- **Exercise objective**: Print each line exactly as it is given.

- **Data section**:

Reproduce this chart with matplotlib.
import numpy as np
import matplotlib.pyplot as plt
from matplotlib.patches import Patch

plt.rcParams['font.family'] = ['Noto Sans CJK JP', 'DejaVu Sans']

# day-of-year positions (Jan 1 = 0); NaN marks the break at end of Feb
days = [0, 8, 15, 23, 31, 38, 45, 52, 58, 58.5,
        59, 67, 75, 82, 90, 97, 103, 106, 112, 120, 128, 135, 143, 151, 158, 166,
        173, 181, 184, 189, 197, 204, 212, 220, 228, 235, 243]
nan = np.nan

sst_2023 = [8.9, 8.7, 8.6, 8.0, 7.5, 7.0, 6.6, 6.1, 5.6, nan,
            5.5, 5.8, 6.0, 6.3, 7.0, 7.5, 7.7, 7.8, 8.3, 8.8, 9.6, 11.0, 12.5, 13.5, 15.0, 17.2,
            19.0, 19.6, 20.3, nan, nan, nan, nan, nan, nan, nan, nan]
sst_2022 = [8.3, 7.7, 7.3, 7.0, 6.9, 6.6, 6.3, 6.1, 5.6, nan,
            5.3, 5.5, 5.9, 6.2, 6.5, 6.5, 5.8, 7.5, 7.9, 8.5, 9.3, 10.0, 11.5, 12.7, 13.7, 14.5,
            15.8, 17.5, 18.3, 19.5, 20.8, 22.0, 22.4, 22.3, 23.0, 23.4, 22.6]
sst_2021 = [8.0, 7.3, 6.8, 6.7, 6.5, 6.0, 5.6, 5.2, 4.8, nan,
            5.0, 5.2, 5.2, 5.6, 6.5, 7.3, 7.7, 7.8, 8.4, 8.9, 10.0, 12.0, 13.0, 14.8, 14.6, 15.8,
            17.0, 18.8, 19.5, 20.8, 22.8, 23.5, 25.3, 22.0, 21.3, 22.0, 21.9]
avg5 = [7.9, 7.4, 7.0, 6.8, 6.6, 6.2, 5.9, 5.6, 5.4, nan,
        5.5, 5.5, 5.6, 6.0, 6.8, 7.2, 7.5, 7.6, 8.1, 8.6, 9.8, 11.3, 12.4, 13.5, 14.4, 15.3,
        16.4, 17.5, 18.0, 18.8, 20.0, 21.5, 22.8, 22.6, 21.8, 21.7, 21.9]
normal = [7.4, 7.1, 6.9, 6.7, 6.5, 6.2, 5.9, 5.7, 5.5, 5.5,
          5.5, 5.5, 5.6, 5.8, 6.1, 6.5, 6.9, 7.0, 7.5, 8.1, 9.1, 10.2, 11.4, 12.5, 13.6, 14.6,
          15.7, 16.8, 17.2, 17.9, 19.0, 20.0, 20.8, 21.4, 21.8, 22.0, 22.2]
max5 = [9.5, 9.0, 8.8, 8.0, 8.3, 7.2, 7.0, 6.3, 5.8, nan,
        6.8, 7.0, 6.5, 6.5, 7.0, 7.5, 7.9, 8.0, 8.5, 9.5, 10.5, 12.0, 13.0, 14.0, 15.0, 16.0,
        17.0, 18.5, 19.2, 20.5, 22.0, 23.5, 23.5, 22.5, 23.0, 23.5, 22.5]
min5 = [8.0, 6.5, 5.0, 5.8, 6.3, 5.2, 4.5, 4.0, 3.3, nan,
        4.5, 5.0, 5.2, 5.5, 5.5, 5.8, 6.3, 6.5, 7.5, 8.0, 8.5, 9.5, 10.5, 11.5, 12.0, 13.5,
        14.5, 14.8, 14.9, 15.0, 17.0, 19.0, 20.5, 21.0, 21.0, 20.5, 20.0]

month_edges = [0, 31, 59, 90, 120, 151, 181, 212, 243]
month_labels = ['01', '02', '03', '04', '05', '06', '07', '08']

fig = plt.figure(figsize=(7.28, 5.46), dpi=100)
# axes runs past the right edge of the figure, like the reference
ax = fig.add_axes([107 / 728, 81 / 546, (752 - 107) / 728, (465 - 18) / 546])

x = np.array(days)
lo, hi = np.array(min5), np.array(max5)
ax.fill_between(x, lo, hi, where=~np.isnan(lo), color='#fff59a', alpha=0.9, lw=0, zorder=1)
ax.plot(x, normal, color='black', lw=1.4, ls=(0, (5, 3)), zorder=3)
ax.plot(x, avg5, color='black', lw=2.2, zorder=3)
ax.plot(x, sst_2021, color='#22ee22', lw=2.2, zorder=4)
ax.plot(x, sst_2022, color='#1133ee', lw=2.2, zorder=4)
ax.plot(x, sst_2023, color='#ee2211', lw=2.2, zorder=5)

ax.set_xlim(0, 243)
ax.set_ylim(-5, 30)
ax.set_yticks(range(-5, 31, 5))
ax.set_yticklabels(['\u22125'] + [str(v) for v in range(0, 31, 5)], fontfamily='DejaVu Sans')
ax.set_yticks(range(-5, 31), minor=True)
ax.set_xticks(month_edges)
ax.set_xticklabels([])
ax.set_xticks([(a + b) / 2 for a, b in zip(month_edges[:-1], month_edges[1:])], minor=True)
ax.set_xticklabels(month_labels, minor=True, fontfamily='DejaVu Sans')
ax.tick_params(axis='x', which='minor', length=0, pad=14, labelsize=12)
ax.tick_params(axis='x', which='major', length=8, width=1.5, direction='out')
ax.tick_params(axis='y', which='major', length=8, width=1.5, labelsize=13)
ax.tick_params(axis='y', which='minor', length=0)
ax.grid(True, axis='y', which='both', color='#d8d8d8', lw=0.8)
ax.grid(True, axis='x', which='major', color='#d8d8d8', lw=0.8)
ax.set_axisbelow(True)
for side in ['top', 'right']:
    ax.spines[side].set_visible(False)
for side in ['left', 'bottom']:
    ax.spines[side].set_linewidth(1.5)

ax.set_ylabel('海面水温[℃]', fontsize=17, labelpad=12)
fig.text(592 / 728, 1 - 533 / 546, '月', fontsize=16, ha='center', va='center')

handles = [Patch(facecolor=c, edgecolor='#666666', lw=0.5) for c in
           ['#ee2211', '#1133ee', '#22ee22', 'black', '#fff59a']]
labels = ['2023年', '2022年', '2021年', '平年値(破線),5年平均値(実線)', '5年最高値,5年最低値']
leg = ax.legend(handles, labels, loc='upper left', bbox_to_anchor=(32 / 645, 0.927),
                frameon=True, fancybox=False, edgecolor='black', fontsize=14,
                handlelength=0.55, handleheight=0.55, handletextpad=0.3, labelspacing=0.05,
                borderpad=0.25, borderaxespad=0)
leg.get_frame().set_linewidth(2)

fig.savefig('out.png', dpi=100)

- **Task answer**:
Reproduce this chart with matplotlib.
import numpy as np
import matplotlib.pyplot as plt
from matplotlib.patches import Patch

plt.rcParams['font.family'] = ['Noto Sans CJK JP', 'DejaVu Sans']

# day-of-year positions (Jan 1 = 0); NaN marks the break at end of Feb
days = [0, 8, 15, 23, 31, 38, 45, 52, 58, 58.5,
        59, 67, 75, 82, 90, 97, 103, 106, 112, 120, 128, 135, 143, 151, 158, 166,
        173, 181, 184, 189, 197, 204, 212, 220, 228, 235, 243]
nan = np.nan

sst_2023 = [8.9, 8.7, 8.6, 8.0, 7.5, 7.0, 6.6, 6.1, 5.6, nan,
            5.5, 5.8, 6.0, 6.3, 7.0, 7.5, 7.7, 7.8, 8.3, 8.8, 9.6, 11.0, 12.5, 13.5, 15.0, 17.2,
            19.0, 19.6, 20.3, nan, nan, nan, nan, nan, nan, nan, nan]
sst_2022 = [8.3, 7.7, 7.3, 7.0, 6.9, 6.6, 6.3, 6.1, 5.6, nan,
            5.3, 5.5, 5.9, 6.2, 6.5, 6.5, 5.8, 7.5, 7.9, 8.5, 9.3, 10.0, 11.5, 12.7, 13.7, 14.5,
            15.8, 17.5, 18.3, 19.5, 20.8, 22.0, 22.4, 22.3, 23.0, 23.4, 22.6]
sst_2021 = [8.0, 7.3, 6.8, 6.7, 6.5, 6.0, 5.6, 5.2, 4.8, nan,
            5.0, 5.2, 5.2, 5.6, 6.5, 7.3, 7.7, 7.8, 8.4, 8.9, 10.0, 12.0, 13.0, 14.8, 14.6, 15.8,
            17.0, 18.8, 19.5, 20.8, 22.8, 23.5, 25.3, 22.0, 21.3, 22.0, 21.9]
avg5 = [7.9, 7.4, 7.0, 6.8, 6.6, 6.2, 5.9, 5.6, 5.4, nan,
        5.5, 5.5, 5.6, 6.0, 6.8, 7.2, 7.5, 7.6, 8.1, 8.6, 9.8, 11.3, 12.4, 13.5, 14.4, 15.3,
        16.4, 17.5, 18.0, 18.8, 20.0, 21.5, 22.8, 22.6, 21.8, 21.7, 21.9]
normal = [7.4, 7.1, 6.9, 6.7, 6.5, 6.2, 5.9, 5.7, 5.5, 5.5,
          5.5, 5.5, 5.6, 5.8, 6.1, 6.5, 6.9, 7.0, 7.5, 8.1, 9.1, 10.2, 11.4, 12.5, 13.6, 14.6,
          15.7, 16.8, 17.2, 17.9, 19.0, 20.0, 20.8, 21.4, 21.8, 22.0, 22.2]
max5 = [9.5, 9.0, 8.8, 8.0, 8.3, 7.2, 7.0, 6.3, 5.8, nan,
        6.8, 7.0, 6.5, 6.5, 7.0, 7.5, 7.9, 8.0, 8.5, 9.5, 10.5, 12.0, 13.0, 14.0, 15.0, 16.0,
        17.0, 18.5, 19.2, 20.5, 22.0, 23.5, 23.5, 22.5, 23.0, 23.5, 22.5]
min5 = [8.0, 6.5, 5.0, 5.8, 6.3, 5.2, 4.5, 4.0, 3.3, nan,
        4.5, 5.0, 5.2, 5.5, 5.5, 5.8, 6.3, 6.5, 7.5, 8.0, 8.5, 9.5, 10.5, 11.5, 12.0, 13.5,
        14.5, 14.8, 14.9, 15.0, 17.0, 19.0, 20.5, 21.0, 21.0, 20.5, 20.0]

month_edges = [0, 31, 59, 90, 120, 151, 181, 212, 243]
month_labels = ['01', '02', '03', '04', '05', '06', '07', '08']

fig = plt.figure(figsize=(7.28, 5.46), dpi=100)
# axes runs past the right edge of the figure, like the reference
ax = fig.add_axes([107 / 728, 81 / 546, (752 - 107) / 728, (465 - 18) / 546])

x = np.array(days)
lo, hi = np.array(min5), np.array(max5)
ax.fill_between(x, lo, hi, where=~np.isnan(lo), color='#fff59a', alpha=0.9, lw=0, zorder=1)
ax.plot(x, normal, color='black', lw=1.4, ls=(0, (5, 3)), zorder=3)
ax.plot(x, avg5, color='black', lw=2.2, zorder=3)
ax.plot(x, sst_2021, color='#22ee22', lw=2.2, zorder=4)
ax.plot(x, sst_2022, color='#1133ee', lw=2.2, zorder=4)
ax.plot(x, sst_2023, color='#ee2211', lw=2.2, zorder=5)

ax.set_xlim(0, 243)
ax.set_ylim(-5, 30)
ax.set_yticks(range(-5, 31, 5))
ax.set_yticklabels(['\u22125'] + [str(v) for v in range(0, 31, 5)], fontfamily='DejaVu Sans')
ax.set_yticks(range(-5, 31), minor=True)
ax.set_xticks(month_edges)
ax.set_xticklabels([])
ax.set_xticks([(a + b) / 2 for a, b in zip(month_edges[:-1], month_edges[1:])], minor=True)
ax.set_xticklabels(month_labels, minor=True, fontfamily='DejaVu Sans')
ax.tick_params(axis='x', which='minor', length=0, pad=14, labelsize=12)
ax.tick_params(axis='x', which='major', length=8, width=1.5, direction='out')
ax.tick_params(axis='y', which='major', length=8, width=1.5, labelsize=13)
ax.tick_params(axis='y', which='minor', length=0)
ax.grid(True, axis='y', which='both', color='#d8d8d8', lw=0.8)
ax.grid(True, axis='x', which='major', color='#d8d8d8', lw=0.8)
ax.set_axisbelow(True)
for side in ['top', 'right']:
    ax.spines[side].set_visible(False)
for side in ['left', 'bottom']:
    ax.spines[side].set_linewidth(1.5)

ax.set_ylabel('海面水温[℃]', fontsize=17, labelpad=12)
fig.text(592 / 728, 1 - 533 / 546, '月', fontsize=16, ha='center', va='center')

handles = [Patch(facecolor=c, edgecolor='#666666', lw=0.5) for c in
           ['#ee2211', '#1133ee', '#22ee22', 'black', '#fff59a']]
labels = ['2023年', '2022年', '2021年', '平年値(破線),5年平均値(実線)', '5年最高値,5年最低値']
leg = ax.legend(handles, labels, loc='upper left', bbox_to_anchor=(32 / 645, 0.927),
                frameon=True, fancybox=False, edgecolor='black', fontsize=14,
                handlelength=0.55, handleheight=0.55, handletextpad=0.3, labelspacing=0.05,
                borderpad=0.25, borderaxespad=0)
leg.get_frame().set_linewidth(2)

fig.savefig('out.png', dpi=100)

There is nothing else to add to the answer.